How can I write the above lines of code in a single proc sql statement?


Solution

  • The way you are currently doing it is more readable and the preferred way to do it. Turning it into a single SQL statement will not yield any significant performance gains and will make it harder to troubleshoot in the future.

    To do a little cleanup, you can remove the two data step set statements and join directly on those files themselves:

    create table d as
        ...
        from xyzstore.filea left join xystore.fileb
        ...
    quit;
    

    You could also use a format instead to clean up the CASE statement.

    proc format;
        value storedistance 
            low - 5    = '<=5'
            5< - 10    = '5-10'
            10< - 15   = '10-15'
            15  - high = '>=15'
            other = ' '
        ;
    run;
    
    ...
    
    proc sql;
        create table final as
            select put(distance, storedistance.) as distance_bucket
                 , sum(transactions) as total_txn
                 , sum(sales) as total_sales
            from e
            group by calculated distance_bucket
        ;
    quit;
    

    If you did want to turn your existing code into one big SQL statement, it would look like this:

    proc sql;
        create table final as
            select CASE
                        when(distance <= 5) then '<=5'
                        when(distance between 5 and 10) then '5-10'
                        when(distance between 10 and 15) then '10-15'
                        else '>=15'
                   END as distance_bucket
                 , sum(transactions) as total_txn
                 , sum(sales) as total_sales
    
            /* Join 'table d' with c */
            from (select d.*
                       , c.store_zipocde
                       , zipcitydistance(d.account_zipcode, c.store_zipcode) as distance
    
                  /* Create 'table d' */
                  from (select a.store_number
                             , b.account_number
                             , sum(a.sales) as sales
                             , sum(a.transactions) as transactions
                             , b.account_zipcode
                       from xyzstore.filea as a
                       LEFT JOIN
                            xyzstore.fileb as b
                       ON a.account_number = b.account_number
                       group by a.store_number
                              , b.account_number
                              , b.account_zipcode
                       ) as d
                  INNER JOIN    
                       filec as c
                 )
             group by calculated distance_bucket
         ;
    quit;
    

    While more compact, it is more difficult to troubleshoot. You lose those in-between steps that can identify if there's an issue with the data. Suppose the store distances look incorrect one day: you'd need to unpack all of those SQL statements, put them into individual PROC SQL blocks and run them. Every time you run into a problem you will need to do this. If you have them separated out, you'll use a negligible amount of temporary disk space and have a much easier time troubleshooting.

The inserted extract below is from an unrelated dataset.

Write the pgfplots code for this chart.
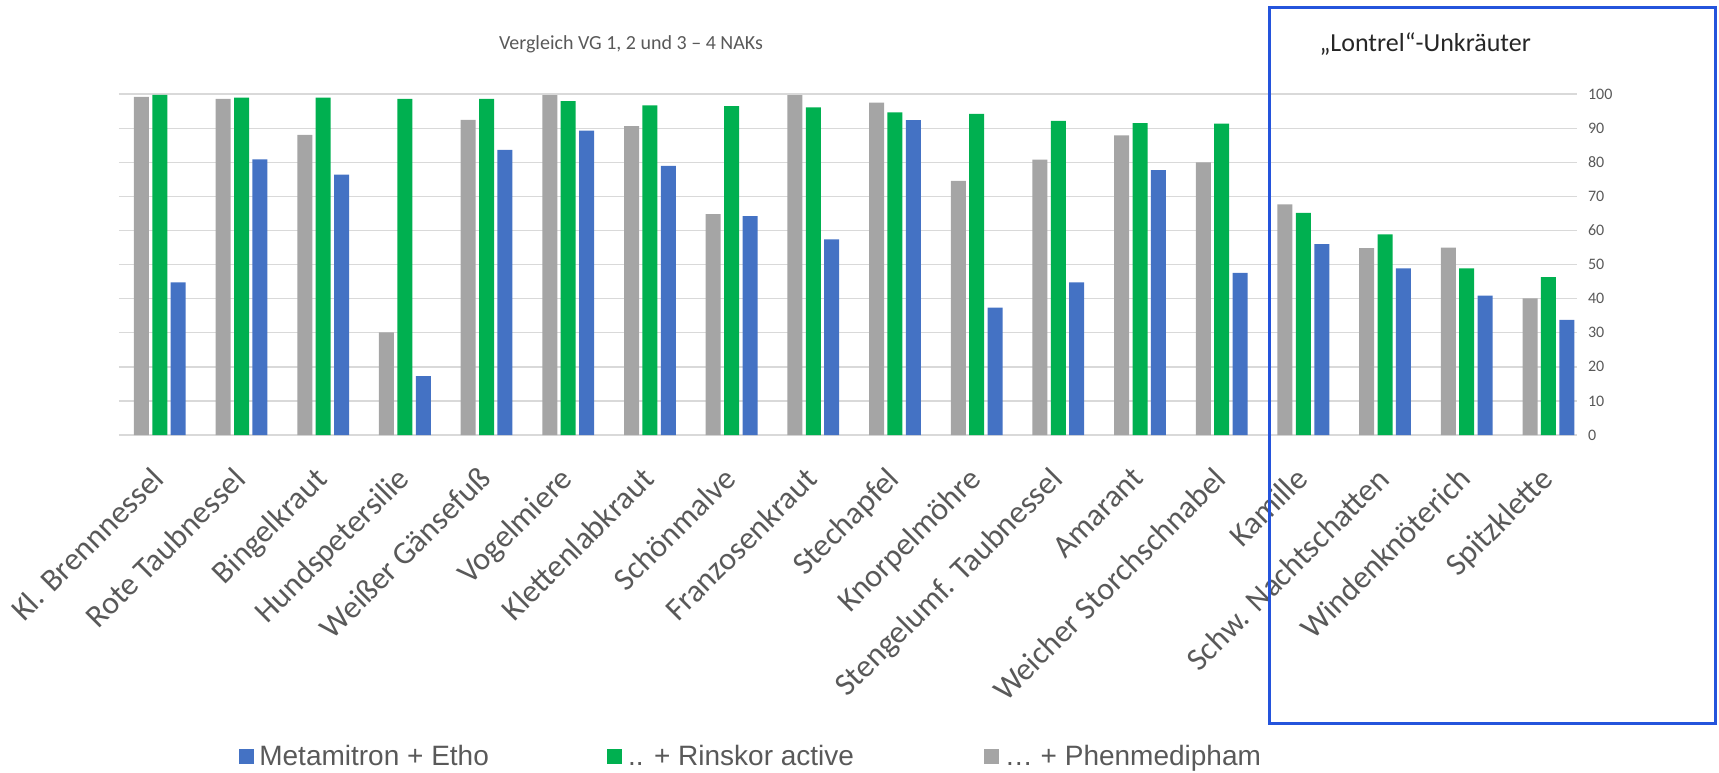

    When dealing with raw data, especially data that updates regularly, assume something will go wrong one day and you'll need to review it in-depth. Sometimes the wrong file gets sent. Sometimes an upstream issue occurs that sends corrupted data. Any time that happens, you'll need to dig in and find out if it's a problem with your process or their process. Making easy-to-troubleshoot code will speed up the solution for everyone.